The festival featured pierogies, golabki (a stuffed cabbage dish) and kielbasa. Guests drank beers such as Zywiec and Okocim, and danced to music at three stages. The celebration kicked off the city's ethnic festival season each summer. This would have been its 38th year in Baltimore; after a long run at Rash Field, the celebration moved to Patterson Park in 1990.
But the cash-strapped city recently raised the fees to hold festivals and obtain permits, and the dwindling Polish Home Club members who attend each year say that even if the festival is able to continue, it will not hold the same significance outside the old neighborhood. There was no time to find another location this year, organizers said, but they hope to secure a slot at Timonium in 2012.
Leaving the city also means leaving the historically Polish neighborhood behind, as well as the Gen. Casimir Pulaski monument in the park. A Pole, Pulaski fought and died in the Revolutionary War.
"People are disappointed to hear we are leaving," Lesniewski said. However, "I'm almost relieved. It's become a stressful fight with the city," he said. As an organizer, he is responsible for securing a number of permits, and also attracting vendors and volunteers.
Lesniewski said the city has increased the festival's required contribution for services such as sanitation in recent years. This year, the increase was 50 percent, and organizers must now pay the full cost of police and fire services.
Tracy Baskerville, spokeswoman with Baltimore Office of Promotion & the Arts, which works as a liaison with festival organizers to assist with logistics and promotions, said in an email that two participants in the "Showcase of Nations Ethnic Festivals" opted out after the fee increases. The other was FestAfrica, which celebrates African culture.
City Councilman James B. Kraft, who represents Southeast Baltimore, called the festival's departure "disastrous."
"The Polish Festival, like all festivals, are an integral part of Southeast Baltimore," he said. Kraft said he would work to bring the festival back next year. "It strikes at the character of Southeast Baltimore."
John F. Giza, president of Polish Home, grew up speaking Polish and attended classes at St. Stanislaus, the now-shuttered Catholic school. He said he's concerned about attendance if the festival moves.
"It's too far to travel. It's going to affect it pretty bad," he said.
Adding to concerns about where the festival will be held is the lack of involvement by younger generations.
"This was once a young crowd," Giza said, watching the bar's evening crowd slowly pour in, quickly shedding their coats and greeting each other with hugs and raised glasses. But like the club, church attendance has dropped off, and many of the old businesses and other clubs have closed. Only Polish Home and the Polish National Alliance on Eastern Avenue remain of the old social clubs.

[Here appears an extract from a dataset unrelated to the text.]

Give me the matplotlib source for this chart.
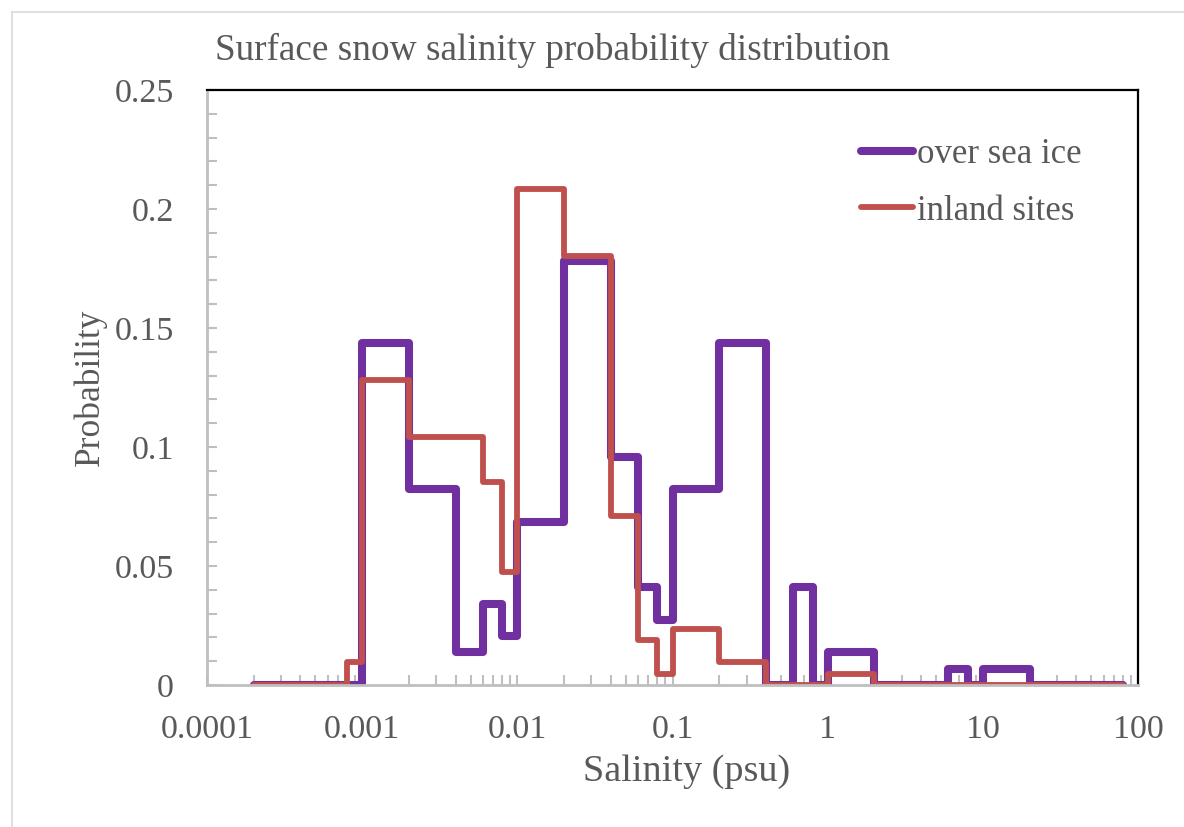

"Unless you get involved, it's going to fizzle out," Lesniewski said. At 54, he's one of the youngest and most active in the Polish community, helping to lead the club and the Polish community association. "I told my wife I want to retire, to move to Florida, but I can't."
He began playing the accordion as teenager, performing at Polish Home and other social clubs in the neighborhood such as the Polish Veteran Club and the Polka Weekenders VIP Room on Milton Street. He got his start playing polka at the festival with fellow musicians, who later started a polka band called Radosc, which means "Joy" — the current name of the three-man polka band that plays at the club.
Polish Home still holds dances, where the group performs and guests pay a flat fee for a meal and all-you-can-drink alcoholic beverages. They used to draw about 250 guests easily, but that number has dwindled, Lesniewski said one recent weekday night as he walked through the half-lit, empty ballroom.
The room sits above the bar and is anchored at the rear by a large stage. The gold, mirrored glass walls have a marble pattern,and are adorned with mementos. Among the decorations are a painted portrait of Pope John Paul II, a painting titled "Market Place for Krakow" and an Uncle Sam sign that reads, "I Want You to Sign the Guest Book and Join the Polish Home Club."
At one point, there was talk of moving the club to a single-story location that had more parking for those driving into the city, no steps for older members and a building that wouldn't require a complete renovation. Lesniewski said many did not want to relocate — the club has been here since 1918.
But while much of the club's interior remains frozen in time, much of the surrounding neighborhood has changed. Across Broadway, the impressive neon front of the Latin Palace represents the ethnic community that has adopted the neighborhood, breathing life into some of the emptied storefronts. According to recent U.S. census data, Hispanics make up about 20 percent of the population in the three census tracts that comprise Upper Fells Point.
Nancy Mulcaf, who started going to Polish Home 30 years ago, said she worried about Polish traditions continuing, especially when the festival leaves.
"The roots, the integrity of the whole Polish community was this area," she said. "It's a proud community."
"We need to get some of our people to get themselves interested in everything that is Polish," said Walter Stankawski, 86, who retired after 58 years from the Canton Liquor House — one of the old neighborhood haunts that has closed. "We don't care if they can't dance a polka, just jump around like a rabbit," he said, as the loud accordion music began to play at the bar.
Lesniewski said the he stays involved in the community because of the music. While his 16-year-old daughter occasionally comes down to the club and sings, she doesn't want the polka band's accompaniment. He's already set his sights on his grandson, though, and plans to teach him the accordion.
He cautioned the younger generation: "When they get ready, this might not be here."